The loss stung. This was a team that did things no other team in DePaul women’s soccer program history had done before. For a team that did so much in the regular season to fall just short of achieving another program first by making it past the first round of the NCAA tournament is heartbreaking.
It wasn’t as if they choked in the first round either. They ran into a team that had only allowed seven goals on the year and won the Big Ten. But the heartbreak still remains.
However, getting the opportunity to be heartbroken like this was far removed from the Blue Demons’ experience just a few years ago. Rachel Pitman, the senior defender whose collegiate career came to a close with the loss, reflected on the progress the program had made since she started.
“I’m so happy to see from my freshman year where this program has gone and where it’s still going,” she said. “We put DePaul on the map and for me that’s the most important thing.”
The Blue Demons went 3-14-1 her freshman year. They only won one conference matchup and ended the season on a six-game losing streak. The next year they improved, going 9-10-2 and winning their first round Big East tournament game. 2013 saw them make the NCAA tournament for the first time in nearly a decade.
And, of course, this year made for one of the most special seasons in the university’s history, not just women’s soccer. Pitman was right — they did put DePaul on the map. This year was the coming out party for the Blue Demons as they showed they could be a Big East powerhouse, finally taking out some of the old guard in Marquette and Georgetown.

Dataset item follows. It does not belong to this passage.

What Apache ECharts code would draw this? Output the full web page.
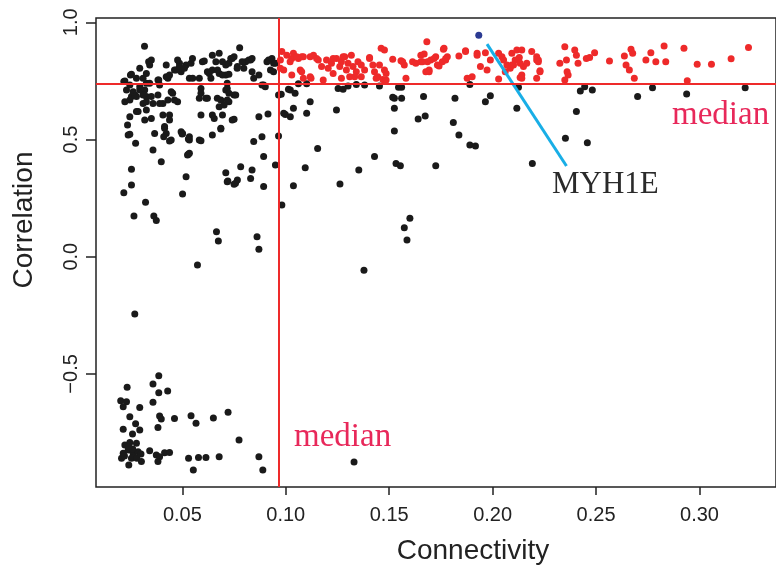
<!DOCTYPE html>
<html>
<head>
<meta charset="utf-8">
<script src="https://cdn.jsdelivr.net/npm/echarts@6/dist/echarts.min.js"></script>
<style>
  html, body { margin: 0; padding: 0; background: #fff; }
  #main { width: 776px; height: 571px; }
</style>
</head>
<body>
<div id="main"></div>
<script>
// 数据: [connectivity, correlation]
var blackPoints = [
  [0.0317,0.898],[0.0217,0.747],[0.0249,0.775],[0.0294,0.804],[0.0337,0.832],[0.035,0.839],[0.023,0.711],[0.0254,0.683],
  [0.0222,0.661],[0.027,0.690],[0.0294,0.725],[0.0326,0.740],[0.0318,0.711],[0.0326,0.683],[0.031,0.654],[0.0326,0.626],
  [0.0278,0.619],[0.0246,0.597],[0.0235,0.562],[0.0238,0.519],[0.0274,0.484],[0.0318,0.583],[0.035,0.590],[0.0366,0.526],
  [0.0358,0.455],[0.0398,0.405],[0.0254,0.373],[0.0254,0.306],[0.0217,0.273],[0.0322,0.232],[0.0266,0.174],[0.0362,0.174],
  [0.0374,0.154],[0.0573,-0.035],[0.0665,0.107],[0.0674,0.067],[0.0861,0.085],[0.087,0.032],[0.1378,-0.058],
  [0.039,0.733],[0.0386,0.754],[0.0422,0.768],[0.0422,0.818],[0.0462,0.797],[0.0486,0.825],[0.0477,0.839],[0.0494,0.789],
  [0.0518,0.818],[0.0542,0.825],[0.0549,0.846],[0.0597,0.832],[0.0645,0.860],[0.0678,0.868],[0.0662,0.832],[0.071,0.818],
  [0.0741,0.846],[0.0777,0.892],[0.0766,0.811],[0.0806,0.832],[0.083,0.839],[0.0837,0.789],[0.087,0.775],[0.0909,0.832],
  [0.0926,0.797],[0.0941,0.825],[0.0453,0.697],[0.043,0.669],[0.0406,0.654],[0.0477,0.661],[0.0438,0.605],[0.0406,0.605],
  [0.0414,0.548],[0.0422,0.526],[0.0446,0.498],[0.0494,0.533],[0.0501,0.526],[0.0534,0.498],[0.0525,0.434],[0.0518,0.341],
  [0.0501,0.267],[0.0582,0.498],[0.059,0.605],[0.0582,0.676],[0.059,0.718],[0.0582,0.761],[0.0614,0.676],[0.0645,0.605],
  [0.0678,0.640],[0.0669,0.676],[0.0645,0.519],[0.0686,0.548],[0.071,0.711],[0.0725,0.661],[0.075,0.690],[0.0717,0.740],
  [0.071,0.775],[0.0678,0.782],[0.063,0.782],[0.075,0.586],[0.071,0.358],[0.0717,0.320],[0.0757,0.313],[0.0766,0.327],
  [0.0782,0.384],[0.083,0.334],[0.0837,0.370],[0.0893,0.299],[0.0893,0.427],[0.0845,0.491],[0.0885,0.512],[0.087,0.597],
  [0.0914,0.609],[0.0893,0.733],[0.0901,0.725],[0.095,0.391],[0.0965,0.515],[0.0981,0.221],
  [0.0342,0.818],[0.0254,0.778],[0.0222,0.750],[0.0246,0.733],[0.0278,0.761],[0.031,0.761],[0.0326,0.782],[0.0342,0.740],
  [0.0382,0.754],[0.043,0.761],[0.0438,0.775],[0.047,0.797],[0.0486,0.811],[0.051,0.804],[0.0534,0.761],[0.0262,0.704],
  [0.0294,0.711],[0.031,0.690],[0.0278,0.683],[0.0246,0.669],[0.0326,0.661],[0.035,0.683],[0.0382,0.690],[0.0358,0.654],
  [0.039,0.654],[0.0446,0.704],[0.0462,0.669],[0.0286,0.619],[0.0438,0.583],[0.0414,0.555],[0.0438,0.494],[0.0246,0.522],
  [0.0534,0.512],[0.0534,0.441],[0.041,0.512],[0.0499,0.523],[0.0529,0.502],[0.059,0.495],[0.0529,0.437],
  [0.0606,0.835],[0.0694,0.832],[0.0734,0.846],[0.075,0.853],[0.0725,0.825],[0.0789,0.832],[0.0821,0.839],[0.0837,0.846],
  [0.0765,0.804],[0.0797,0.804],[0.0645,0.797],[0.0621,0.789],[0.067,0.797],[0.0638,0.761],[0.055,0.761],[0.0694,0.775],
  [0.0725,0.778],[0.0845,0.761],[0.0917,0.839],[0.0933,0.846],[0.095,0.825],[0.0941,0.789],[0.0885,0.733],[0.059,0.697],
  [0.0621,0.676],[0.0686,0.669],[0.0717,0.718],[0.0725,0.697],[0.0758,0.690],[0.0717,0.669],[0.0702,0.647],[0.0694,0.605],
  [0.0654,0.590],[0.0741,0.583],[0.0686,0.545],[0.0965,0.690],[0.072,0.323],[0.075,0.309],
  [0.0978,0.693],[0.1022,0.711],[0.1045,0.697],[0.1061,0.738],[0.1101,0.738],[0.1118,0.661],[0.1101,0.612],[0.1037,0.633],
  [0.1022,0.597],[0.099,0.612],[0.1154,0.462],[0.1094,0.380],[0.1037,0.303],[0.1245,0.626],[0.1262,0.310],[0.1253,0.718],
  [0.1277,0.714],[0.1301,0.728],[0.1341,0.735],[0.1381,0.733],[0.1429,0.427],[0.1353,0.370],[0.1453,0.728],[0.1525,0.676],
  [0.1525,0.633],[0.1525,0.536],[0.1533,0.398],[0.1545,0.723],[0.156,0.723],[0.1517,0.680],[0.156,0.676],[0.1554,0.388],
  [0.1666,0.683],[0.164,0.587],[0.1674,0.600],[0.1725,0.388],[0.1818,0.676],[0.181,0.573],[0.1837,0.519],[0.189,0.477],
  [0.1917,0.472],[0.189,0.735],[0.1965,0.661],[0.1989,0.687],[0.2117,0.633],[0.2125,0.723],[0.2192,0.398],[0.2424,0.707],
  [0.2445,0.725],[0.2482,0.711],[0.2405,0.619],[0.2352,0.505],[0.2458,0.486],[0.2701,0.683],[0.2773,0.721],[0.2938,0.694],
  [0.3221,0.721],[0.1573,0.124],[0.16,0.164],[0.1586,0.071],[0.1013,0.714],[0.0998,0.607],
  [0.027,-0.244],[0.0386,-0.508],[0.0358,-0.543],[0.0233,-0.557],[0.0386,-0.580],[0.0429,-0.573],[0.0202,-0.614],[0.023,-0.619],
  [0.0214,-0.640],[0.0294,-0.643],[0.0358,-0.621],[0.0246,-0.683],[0.039,-0.680],[0.0398,-0.692],[0.0462,-0.690],[0.0542,-0.678],
  [0.0566,-0.711],[0.065,-0.688],[0.0721,-0.664],[0.0274,-0.713],[0.0294,-0.739],[0.0214,-0.736],[0.0259,-0.756],[0.0382,-0.729],
  [0.0774,-0.782],[0.0222,-0.803],[0.0246,-0.793],[0.0278,-0.796],[0.0214,-0.839],[0.0238,-0.825],[0.0262,-0.839],[0.0286,-0.832],
  [0.0206,-0.860],[0.0254,-0.860],[0.0302,-0.874],[0.0241,-0.889],[0.0342,-0.828],[0.0374,-0.846],[0.039,-0.853],[0.0382,-0.874],
  [0.0414,-0.836],[0.0438,-0.835],[0.053,-0.860],[0.0553,-0.910],[0.0578,-0.857],[0.0614,-0.857],[0.0678,-0.853],[0.087,-0.853],
  [0.0889,-0.910],[0.133,-0.876],[0.022,-0.850],[0.026,-0.820],[0.028,-0.860],[0.024,-0.810],[0.030,-0.842]
];

var redPoints = [
  [0.0981,0.875],[0.0974,0.839],[0.0974,0.804],[0.099,0.797],[0.1005,0.860],[0.1029,0.846],[0.1037,0.868],[0.1061,0.846],
  [0.1085,0.853],[0.1029,0.775],[0.107,0.797],[0.1085,0.761],[0.1122,0.761],[0.1118,0.853],[0.1134,0.860],[0.1157,0.839],
  [0.1181,0.754],[0.1173,0.811],[0.1197,0.839],[0.1205,0.804],[0.1221,0.825],[0.1229,0.782],[0.1245,0.846],[0.1261,0.811],
  [0.1269,0.832],[0.1285,0.853],[0.1293,0.797],[0.1301,0.825],[0.1317,0.860],[0.1325,0.811],[0.1269,0.761],[0.1309,0.768],
  [0.1341,0.789],[0.1349,0.832],[0.1365,0.818],[0.1381,0.797],[0.1405,0.846],[0.1421,0.818],[0.1429,0.789],[0.1445,0.768],
  [0.1461,0.889],[0.1477,0.882],[0.1477,0.797],[0.1485,0.782],[0.1477,0.752],[0.1517,0.842],[0.1453,0.818],[0.1469,0.756],
  [0.1557,0.836],[0.1573,0.818],[0.1581,0.761],[0.1613,0.832],[0.1629,0.825],[0.1653,0.832],[0.1653,0.860],[0.1669,0.865],
  [0.1682,0.917],[0.1685,0.832],[0.1701,0.839],[0.1693,0.789],[0.1677,0.789],[0.1725,0.853],[0.1741,0.814],[0.1762,0.885],
  [0.1773,0.839],[0.1781,0.853],[0.1837,0.856],[0.1869,0.879],[0.1877,0.761],[0.1901,0.768],[0.1925,0.868],[0.1965,0.870],
  [0.1941,0.811],[0.1973,0.797],[0.1989,0.839],[0.2029,0.868],[0.2045,0.853],[0.2053,0.839],[0.2069,0.818],[0.2093,0.818],
  [0.2061,0.789],[0.2029,0.758],[0.2093,0.868],[0.2117,0.882],[0.2141,0.882],[0.2129,0.850],[0.2149,0.811],[0.2165,0.825],
  [0.2133,0.765],[0.2141,0.775],[0.2189,0.875],[0.2213,0.853],[0.2221,0.839],[0.2229,0.789],[0.2213,0.761],[0.2325,0.825],
  [0.2349,0.896],[0.2357,0.839],[0.236,0.789],[0.2365,0.775],[0.2349,0.754],[0.2397,0.882],[0.2405,0.860],[0.2413,0.825],
  [0.2453,0.846],[0.2469,0.850],[0.2493,0.870],[0.2565,0.835],[0.2637,0.856],[0.2645,0.818],[0.2661,0.797],[0.2669,0.885],
  [0.2677,0.868],[0.2685,0.761],[0.2741,0.839],[0.2765,0.870],[0.2789,0.832],[0.2829,0.899],[0.2837,0.832],[0.2925,0.889],
  [0.2941,0.751],[0.2989,0.821],[0.3058,0.821],[0.3153,0.845],[0.3237,0.893],
  [0.1021,0.832],[0.1053,0.853],[0.1077,0.853],[0.1149,0.846],[0.1229,0.846],[0.1277,0.853],[0.1405,0.850],[0.1077,0.789],
  [0.1118,0.768],[0.1333,0.768],[0.1365,0.768],[0.1437,0.761],[0.1485,0.754],[0.1565,0.832],[0.1661,0.832],[0.1693,0.797],
  [0.1717,0.846],[0.1733,0.818],[0.1757,0.832],[0.1765,0.889],[0.1773,0.846],[0.1869,0.875],[0.1925,0.860],[0.2085,0.804],
  [0.2109,0.839],[0.2133,0.825],[0.2101,0.818],[0.2213,0.839],[0.2221,0.832],[0.2229,0.793],[0.2141,0.761]
];

var highlightPoint = [[0.1933, 0.9445]];   // MYH1E
var pointerLine = [[0.1973, 0.907], [0.2357, 0.387]];

var medianConnectivity = 0.0965;
var medianCorrelation = 0.740;

var xTicks = [0.05, 0.10, 0.15, 0.20, 0.25, 0.30];
var yTicks = [-0.5, 0.0, 0.5, 1.0];

var myChart = echarts.init(document.getElementById('main'));

var sans = 'Liberation Sans, Arial, sans-serif';
var serif = 'Liberation Serif, Times New Roman, serif';

var option = {
    animation: false,
    backgroundColor: '#fff',
    grid: {
        left: 96, top: 18, right: -5, bottom: 84,
        show: true, borderColor: '#222', borderWidth: 1.5, backgroundColor: 'transparent'
    },
    xAxis: {
        type: 'value',
        min: 0.00825, max: 0.337,
        splitLine: { show: false },
        axisLine: { show: false, onZero: false },
        axisTick: { show: true, length: 8, inside: false, customValues: xTicks,
            lineStyle: { color: '#222', width: 1.5 } },
        axisLabel: { customValues: xTicks, margin: 18, color: '#222',
            fontFamily: sans, fontSize: 20,
            formatter: function (v) { return v.toFixed(2); } }
    },
    yAxis: {
        type: 'value',
        min: -0.9825, max: 1.0184,
        splitLine: { show: false },
        axisLine: { show: false, onZero: false },
        axisTick: { show: true, length: 10, customValues: yTicks,
            lineStyle: { color: '#222', width: 1.5 } },
        axisLabel: { customValues: yTicks, margin: 15, rotate: 90, color: '#222',
            fontFamily: sans, fontSize: 20,
            formatter: function (v) {
                return v < 0 ? '\u2212' + Math.abs(v).toFixed(1) : v.toFixed(1);
            } }
    },
    series: [
        {
            name: 'other', type: 'scatter', symbolSize: 7,
            itemStyle: { color: '#1a1a1a', opacity: 1 },
            data: blackPoints,
            markLine: {
                silent: true, symbol: ['none', 'none'], precision: 4,
                label: { show: false },
                lineStyle: { color: '#ee2a2a', width: 2, type: 'solid' },
                data: [{ xAxis: medianConnectivity }, { yAxis: medianCorrelation }]
            }
        },
        {
            name: 'hub', type: 'scatter', symbolSize: 7,
            itemStyle: { color: '#ee2a2a', opacity: 1 },
            data: redPoints
        },
        {
            name: 'pointer', type: 'line', symbol: 'none',
            lineStyle: { color: '#18aee6', width: 3 },
            data: pointerLine, z: 4
        },
        {
            name: 'MYH1E', type: 'scatter', symbolSize: 7,
            itemStyle: { color: '#2b3a92', opacity: 1 },
            data: highlightPoint, z: 5
        }
    ],
    graphic: [
        { type: 'text', x: 473, y: 551, style: { text: 'Connectivity', font: '28px ' + sans, fill: '#222',
            textAlign: 'center', textVerticalAlign: 'middle' } },
        { type: 'text', x: 24, y: 220, rotation: Math.PI / 2, style: { text: 'Correlation', font: '28px ' + sans, fill: '#222',
            textAlign: 'center', textVerticalAlign: 'middle' } },
        { type: 'text', x: 294, y: 437, style: { text: 'median', font: '33px ' + serif, fill: '#e8285a',
            textAlign: 'left', textVerticalAlign: 'middle' } },
        { type: 'text', x: 672, y: 115, style: { text: 'median', font: '33px ' + serif, fill: '#e8285a',
            textAlign: 'left', textVerticalAlign: 'middle' } },
        { type: 'text', x: 552, y: 185, style: { text: 'MYH1E', font: '31px ' + serif, fill: '#2a2a2a',
            textAlign: 'left', textVerticalAlign: 'middle' } }
    ]
};
myChart.setOption(option);
</script>
</body>
</html>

This season wasn’t a flash in the pan either. This was the result of multiple years of building the program, recruiting special players out of high school such as Big East Rookie of the Year Alexa Ben, or getting productive transfers such as sophomore Abby Reed, who tied the program record for goals scored in a single season with 12.
There’s a reason head coach Erin Chastain was given an extension through the 2019-20 season at the end of last year. Chastain has shown her ability to recruit and develop, and she is a large reason why DePaul women’s soccer is at the level it is now.
Even looking ahead to next year the future is bright. The Blue Demons return Elise Wyatt and Reed, who combined for 23 goals this year. Ben, who was a dynamic player in the midfield, has three more years of eligibility. Jessica Weaver and Lucy Edwards, who also earned starting roles as freshmen, will complete the midfield.
The defense will take a hit, losing three out of four players on the back line, but this team has had freshmen come in and contribute well before.
“Going into next year, this season is just where we’re beginning,” Ben said. “I can only see this program going up.”
This team will be remembered as one of the most exciting Blue Demon teams, carrying their undefeated record all the way through to the postseason. That’s special.
But the program is still making progress. This season was the best so far, but the best is yet to come.